Leonel Sousa, et al. : “D4.4 - Second report on codesign”, Version 1.0, Deliverable of the Performance Optimization and Productivity 3 (POP3) Centre of Excellence. December, 2025.

A substantial portion of the algorithm consists of matrix multiplication, for which RAVE reports a vectorization intensity of approximately 20%. The results indicate that compiler options, particularly those affecting mathematical routines, exert a notable influence on throughput.

Furthermore, the choice of numerical precision has measurable performance implications: casting to double precision reduces throughput and increases execution time relative to a purely single-precision implementation.

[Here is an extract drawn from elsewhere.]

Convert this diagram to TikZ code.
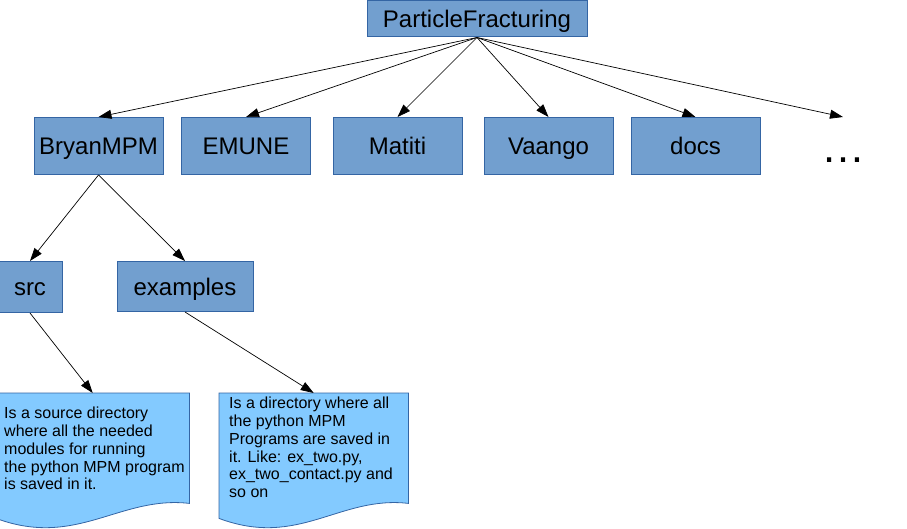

Performance comparisons across platforms reveal additional architectural effects. For example, the Banana Pi platform sustains approximately half the throughput achieved on MareNostrum when operating at comparable vector lengths. Moreover, no performance advantage was observed when using AVX-512 on MareNostrum 5 compared to AVX2, which warrants further investigation to understand underlying bottlenecks or frequency scaling effects. Together, these observations underscore that raw vector width alone does not guarantee higher performance; the effectiveness of vector execution depends strongly on the interplay between hardware characteristics, compiler optimizations, and numerical precision choices.

To deepen this analysis, several lines of inquiry remain. Future work should examine the impact of vectorizing mathematical functions and their interaction with compiler optimizations. It would also be beneficial to explore tiling and blocking strategies in the matrix multiplication kernel, with the goal of determining whether the compiler can generate code comparable to hand-written intrinsics. Additional investigation into loop unrolling in the innermost multiplication loop may clarify its influence on vectorization efficiency. Further experiments with larger input sizes should be conducted to assess how vector instruction patterns and throughput evolve. Finally, a more detailed study of AVX behaviour on Intel architectures, particularly in relation to frequency scaling, is recommended.